How can we design ethical AVs?
Stanford researchers are arguing that our existing social contract around driving should apply to automated vehicles, and as they put it “essentially solving the trolley problem.”
“As we researched these questions, we realized that in addition to the traffic code, there are appellate decisions and jury instructions that help flesh out the social contract that has developed during the hundred-plus years we’ve been driving cars. And the core of that social contract revolves around exercising a duty of care to other road users by following the traffic laws except when necessary to avoid a collision. Essentially: In the same situations where it seems reasonable to break the law ethically, it is also reasonable to violate the traffic code legally.”
Researchers at the University of Delaware are exploring how they can help bridge the gap between driving simulations and real-world tests for AVs.
“The problem with simulations is that they are doomed to succeed,” Malikopoulos said. “When you run a simulation, everything runs perfectly — there’s no miscommunication between vehicles, for example. But when you go into the real world, there’s information delays, GPS errors — and those communication errors can have severe negative implications in safety. The advantage of our Scaled Smart City is that it can help us see and address all of the drawbacks with our algorithms before we do real-world testing in a vehicle.”
Opinion
The disillusions of sharrows
This article talks about all the ways in which cities use cheap, un-impactful interventions (I won’t dare call them actual infrastructure here) such as sharrows (see above) to paint a picture of supporting road safety without actually having to take any risks that might actually … improve road safety.

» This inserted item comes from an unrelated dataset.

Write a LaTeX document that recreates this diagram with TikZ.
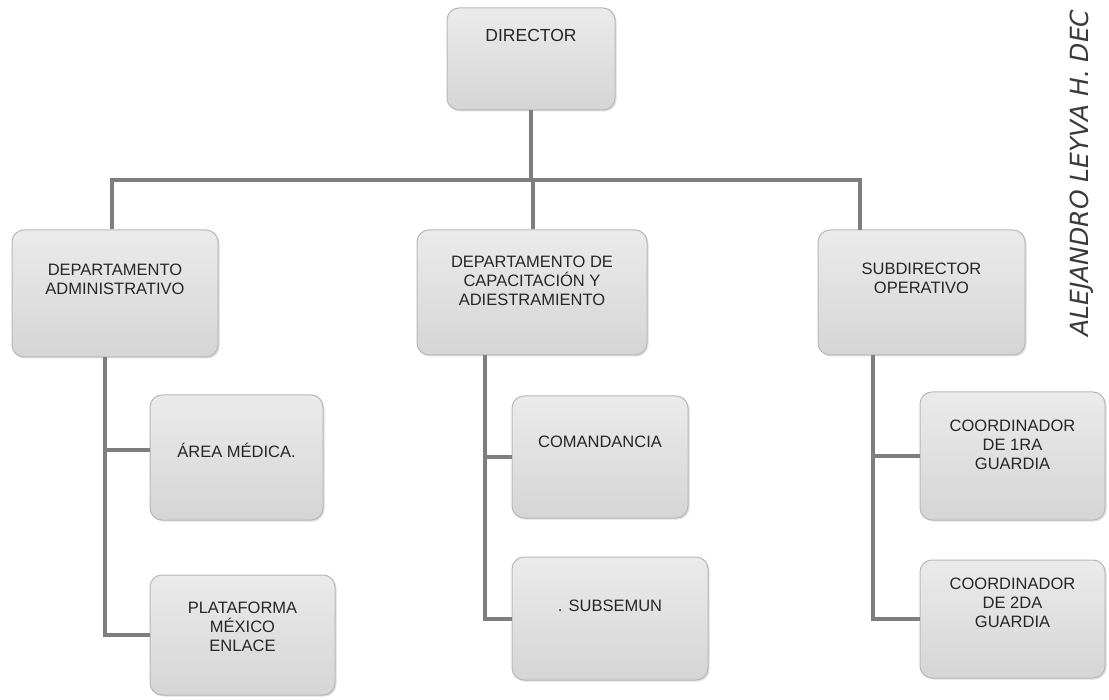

“Sharrows do, however, accomplish something pernicious which I did not anticipate. They allow officials to take credit for doing something for bicycle safety without impacting car traffic, even though that something is next to nothing. It’s just pretending, and it’s worse than being honest about priorities. It’s insulting to the public to encourage bicycling by painting bike symbols on the street but doing nothing to actually make riding a bike any safer.”
That’s all from me. Have a beautiful weekend friends.